Yesterday’s strike by London bus drivers inevitably brought calls for the Mayor to intervene and help find a compromise between bus operators who want to maximise their profits and workers who want to earn a bit more.
Unlike Tube drivers, London’s army of 27,000 bus drivers aren’t employed by Transport for London but by the myriad of private firms who run the services for TfL on pretty lucrative contracts.
There are dozens of differing pay grades and rates across the sector which can be an obstacle for staff looking to move employers without suffering a drop in income, and creates a sense of unfairness among staff who know colleagues within the same company or group are earning more.
The London Assembly’s Labour group yesterday called on Boris “to get staff and employers around the table and to look for a mechanism which will allow TfL to ensure more fair treatment and better terms and conditions of employees within the bus industry.”
However City Hall isn’t keen on it or TfL intervening in what it insists is a row between private sector businesses and their staff.
Yesterday afternoon Boris took to Twitter to say: “For 20 yrs including under Ken these issues have been matter for unions & bus companies – union should call off strike & talk to bus bosses.”
The call for unions to stop their action without any upfront concession is typical of Boris’s pro-business and anti-strike stance and many will be disappointed, though not surprised, that he failed to call for any give on the part of employers in return for avoiding disruption to services.
But while his limited intervention could have been a lot more even-handed, Boris is right to be wary of getting further involved in the dispute.
The last time he did so, Londoners ended up subsiding operators by an additional £8m by funding bonuses for drivers who worked during the Olympics.
It’s hard to see how Boris’s presence around the negotiating table this time wouldn’t lead for calls from both sides for the taxpayer to dig deep once again and help fund a settlement.

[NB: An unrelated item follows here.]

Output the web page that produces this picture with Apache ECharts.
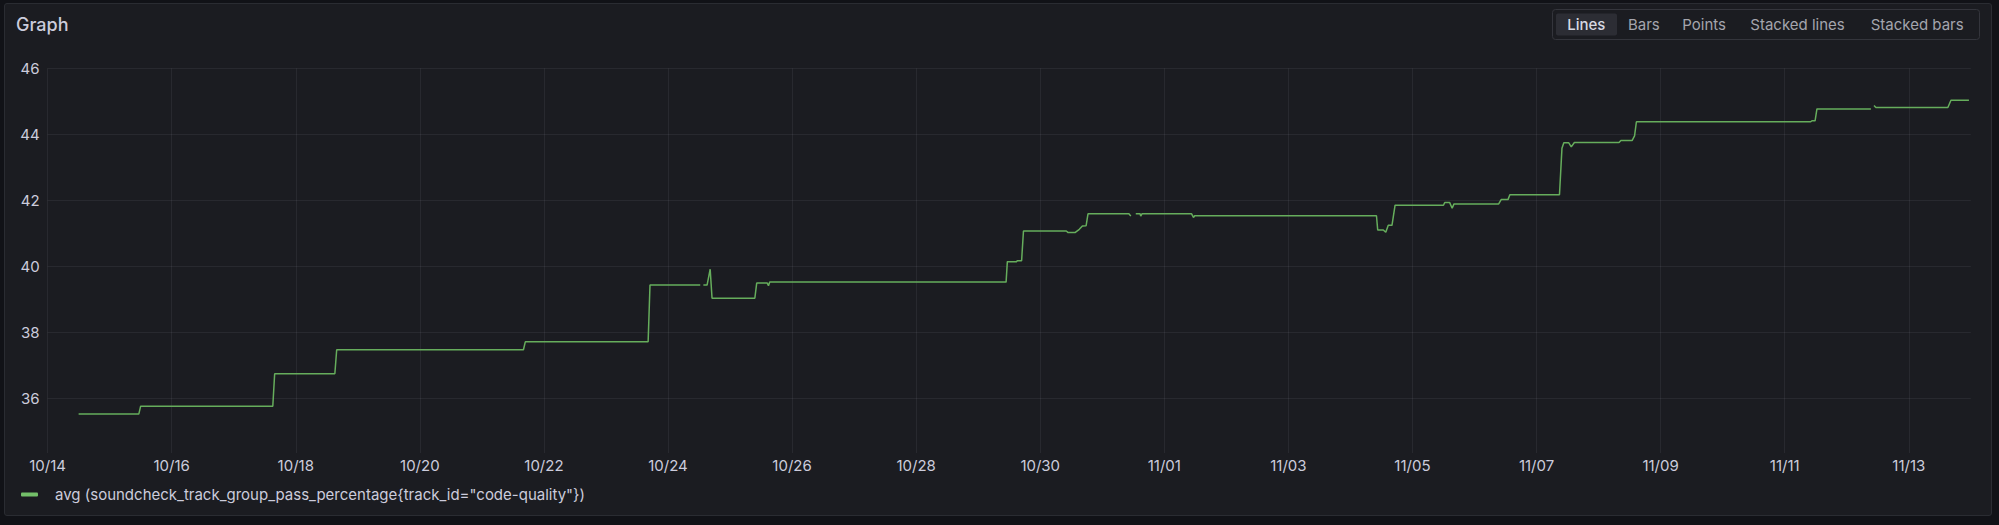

And once any Mayor becomes part of a deal, they’ll be the first port of call next time drivers and operators find themselves in dispute. Indeed, there’s a real risk that operators will have an incentive to be stingier in future pay deals in the expectation that City Hall will pay up to avoid yet more strikes.
It’s easy to see why people believe a single set of terms and conditions and a single pay structure is fairer, but the costs of achieving London-wide parity would be so great that if the taxpayer is going to fund it, it only makes sense to do as part of a major overhaul of the contracting arrangements.

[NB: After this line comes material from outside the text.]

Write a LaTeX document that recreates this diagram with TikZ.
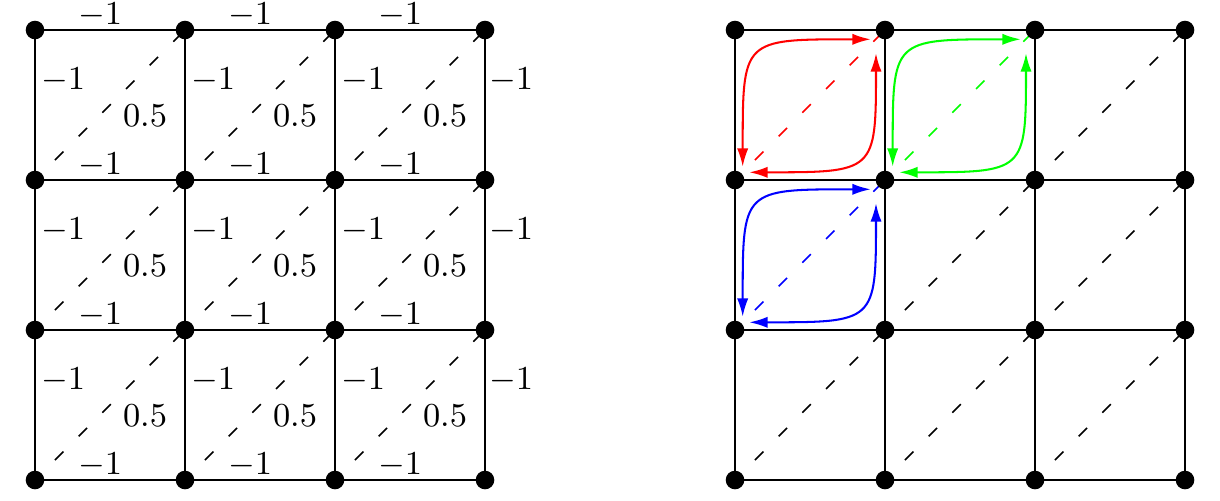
\documentclass[tikz,border=0pt]{standalone}
\usetikzlibrary{arrows.meta,backgrounds}
\definecolor{cred}{RGB}{255,0,0}
\definecolor{cgreen}{RGB}{0,255,0}
\definecolor{cblue}{RGB}{0,0,255}
\tikzset{
  dot/.style={circle, fill=black, inner sep=0pt, minimum size=5pt},
  hline/.style={line width=0.6pt},
  vline/.style={line width=0.28pt},
  rline/.style={line width=0.6pt},
  diag/.style={line width=0.4pt, dash pattern=on 3.2pt off 5.8pt, dash phase=1.4pt},
  lab/.style={anchor=base, inner sep=0pt, font=\fontsize{9}{11}\selectfont},
  dbl/.style={line width=0.55pt, {Latex[length=4.9pt,width=3pt]}-{Latex[length=4.9pt,width=3pt]}},
}
\begin{document}
\begin{tikzpicture}[x=0.2688pt, y=-0.2688pt]
\useasboundingbox (0,0) rectangle (1220,500);
% dots
\foreach \i in {0,1,2,3} \foreach \j in {0,1,2,3} {
  \node[dot] (l\i\j) at (35+150*\i,30+150*\j) {};
  \node[dot] (r\i\j) at (735+150*\i,30+150*\j) {};
}
\begin{scope}[on background layer]
% grids
\foreach \i/\ii in {0/1,1/2,2/3} \foreach \j in {0,1,2,3} {
  \draw[hline] (l\i\j.center) -- (l\ii\j.center);
  \draw[rline] (r\i\j.center) -- (r\ii\j.center);
}
\foreach \i in {0,1,2,3} \foreach \j/\jj in {0/1,1/2,2/3} {
  \draw[vline] (l\i\j.center) -- (l\i\jj.center);
  \draw[rline] (r\i\j.center) -- (r\i\jj.center);
}
% diagonals
\foreach \i/\ii in {0/1,1/2,2/3} \foreach \j/\jj in {0/1,1/2,2/3} {
  \draw[diag] (l\i\jj.center) -- (l\ii\j.center);
}
\draw[diag] (r12.center) -- (r21.center);
\draw[diag] (r21.center) -- (r30.center);
\draw[diag] (r03.center) -- (r12.center);
\draw[diag] (r13.center) -- (r22.center);
\draw[diag] (r22.center) -- (r31.center);
\draw[diag] (r23.center) -- (r32.center);
\draw[diag, cred] (r01.center) -- (r10.center);
\draw[diag, cgreen] (r11.center) -- (r20.center);
\draw[diag, cblue] (r02.center) -- (r11.center);
\end{scope}
% labels left grid
\foreach \i in {0,1,2} \foreach \j in {0,1,2,3} {
  \node[lab] (h\i\j) at (100+150*\i,24.5+150*\j) {$-1$};
}
\foreach \i in {0,1,2} \foreach \j in {0,1,2} {
  \node[lab] (v\i\j) at (63+150*\i,89+150*\j) {$-1$};
  \node[lab] (w\i\j) at (145+150*\i,126.7+150*\j) {$0.5$};
}
\foreach \j in {0,1,2} {
  \node[lab] (e\j) at (511,89+150*\j) {$-1$};
}
% coloured loops
\foreach \bl/\tr/\c in {r01/r10/cred, r11/r20/cgreen, r02/r11/cblue} {
  \draw[dbl, \c] ([shift={(7.7,-13.3)}]\bl.center) .. controls +(0,-128) and +(-129,0) .. ([shift={(-14.3,9.3)}]\tr.center);
  \draw[dbl, \c] ([shift={(14.3,-7.7)}]\bl.center) .. controls +(126,0) and +(0,119) .. ([shift={(-9,23.3)}]\tr.center);
}
\end{tikzpicture}
\end{document}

We could move to hiring a single company to run the buses – TfL does this already on the London Overground where services are run by LOROL, and on the DLR where it recently appointed Keolis.
Or the taxpayer could hire the drivers directly and either assign them to operators – Boris already does this with his New Routemaster buses which belong to TfL – or simply start running services in-house.
Both of these options would represent a big change in how bus services are run and would take time and a lot of public money to implement. But they’d be a more logical and more sustainable solution than ad-hoc Mayoral interventions in disputes between staff and 18 different employers.